As recently as a decade ago, most U.S.-based companies’ supply chains were predominantly domestic, and providing manufacturing support to U.S. factories was a booming business.

Today, however, global supply chains dominate and the number of U.S. plants to support is dwindling. As a result, many North American supply chain professionals are concerned about how their roles are changing.

Job security shouldn’t be a worry, though—especially for professionals involved in warehousing and freight management. Although much of the country’s sourcing is shifting, its domestic demand patterns – who consumes products – are still essentially the same.

As a result, the need for qualified logistics professionals to provide and coordinate outbound distribution in North America is as significant as ever.

And with supply chains becoming increasingly complex, savvy logistics professionals with a firm command of how to move goods across the world and oversee their safe passage through numerous hand-offs and border crossings should have plenty of opportunity for success.

Also consider how goods enter North America – and what happens to them once they get here. Import/export gateways are becoming busier logistics venues. As a result, the transportation lanes between U.S. ports of entry and other key markets are growing increasingly popular – and congested. The competition for reliable transportation services and drivers is increasingly intense.

Logistics professionals who can either improve service within these lanes, or help their companies cope with challenges such as the driver shortage, will be hot commodities for a long time to come.

On the Move

Professionals who understand the importance of freight management should also fare well.

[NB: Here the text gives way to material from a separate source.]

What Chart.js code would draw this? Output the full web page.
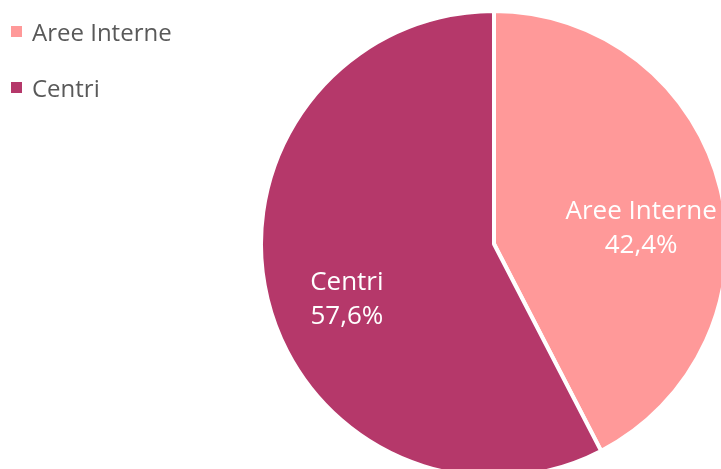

Companies face a formidable challenge trying to move their goods off docks and into the U.S. supply chain quickly and efficiently. Freight management services help them consolidate and convert LTL shipments to truckload, find and negotiate with reliable carriers, and determine when it makes sense to upgrade to more expensive modes to save a sale or business relationship.

As for North American warehousing professionals – DC managers, operations managers, and the people who work for them – it has been a long time since they garnered as much respect as they do now.

During the 1990s, as systems became more advanced and widespread, warehouses faced huge pressure to remove stored product from the supply chain and keep inventory on the constant move – with some degree of success.

But now that global supply chains have entered the equation, warehouses have gained respect as an excellent way to get goods into the country ahead of time and offset supply chain volatility.

John Donne once said, “no man is an island.” These days, that’s especially true of individuals working in logistics.

Whether we’re located on the Pacific Coast or deep in the heartland, business activities going on across the globe will have an impact on how we operate – not only today but well into the future.

Sure, we face a lot of change, but that creates new opportunities because U.S. companies need more help than ever to keep their supply chains running smoothly. We’re just the people to help them do it.